Well bringing in Animals from other continents to this country in hopes of restoring the animals that died out on the Great Plains of North America some 12,000 years ago is crazy. Animals of the size of the mastadons, cheetahs, and mammoths died because of nature and nothing more. As for bringing the ideas of G-d's given rights of Life, Liberty and the Pursuit of Happiness is something that all people can enjoy and shouldn't be prevented from doing so by evil individuals like Saddam, the mullahs of Iran, Bashir Assad, the Saudi Royal Family, or others who wish to stand in the way of the people.
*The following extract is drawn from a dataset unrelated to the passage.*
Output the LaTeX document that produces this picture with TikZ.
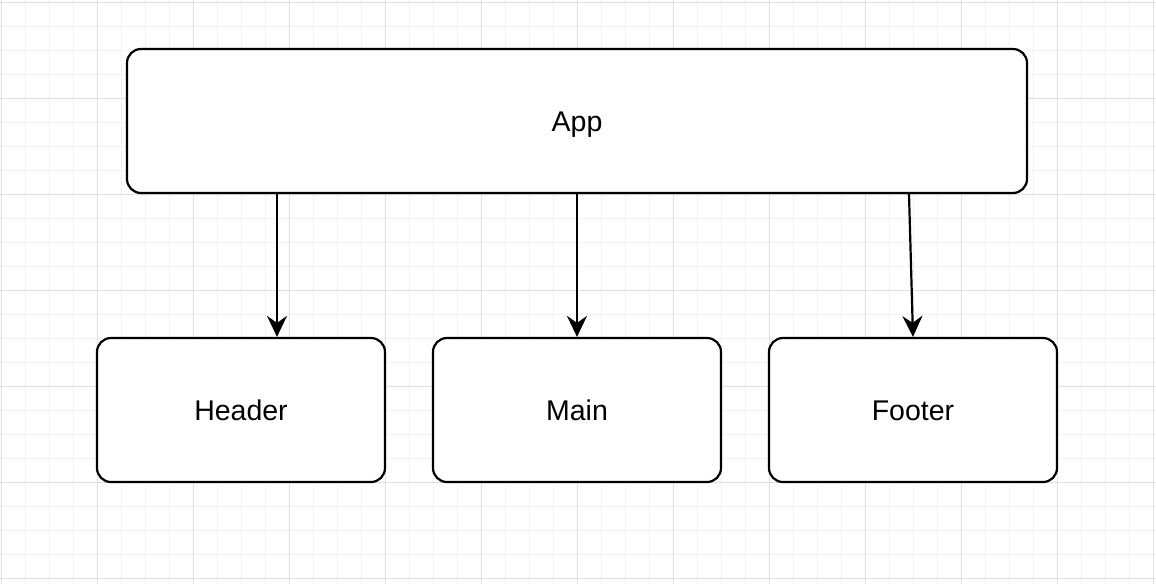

Unlike the animals that died out in the Great Plains some 12,000 years ago, democracy has never been fully applied or allowed to flourish in the Arab Islamic world(In this case I'm referring to Iraq, Saudi Arabia, Syria, Jordan, and several Persian Gulf States). Since we've never done so, how do we know if the people of the region or Iraq are unable to create a democracy. They've only been at the process since January 31, 2005 and folks act like all is lost. So chill out and let them work with it. It took us a heck of a long time between July 4, 1776 and 1789 to get the US Constitution finally approved. People said the Soviet Union was destined to survive well into the 21st Centry so we shouldn't challange them to work with them, well you see that our leaders did the opposite and vocally condemned and challenged them and you see who ended up on the ash heap of history. I guess I'm one of those optimistic people who is willing to give people the benefit of doubt and see what they can do. You still have to say that the Iraqi people have advanced a pretty good pace towards becoming a democracy especially with what they face everyday. If I was a betting man, I'd put my money on the Iraqi people. They might not have good odds of winning but they'd bring in one hell of payout if they did. It makes me wonder about your motives when you refer someone's thoughts, editorials, or articles written by a respective news-source as propaganda. Maybe you should read some history or better yet you should read Orwell's 1984 or Koestler's Darkness at Noon to see what propaganda really is.

Lew Scannon said...

Your betting on the Iraqi people, the people who are fighting us right now? I'll take that bet.

jstarley05 said...

If you call only a tiny select few of Iraqis and foreign terrorists as a true representation of the Iraqi population then you need to do some better reading. There might be a small bit of anger about the US military being in Iraq but they also understand that without our help they'd still be under the jackboot of Saddam or face even greater pressures from the foreign jihadis who wave the black flag of death. So I'll stick with the good folks in Iraq who are battling the same forces we face everyday.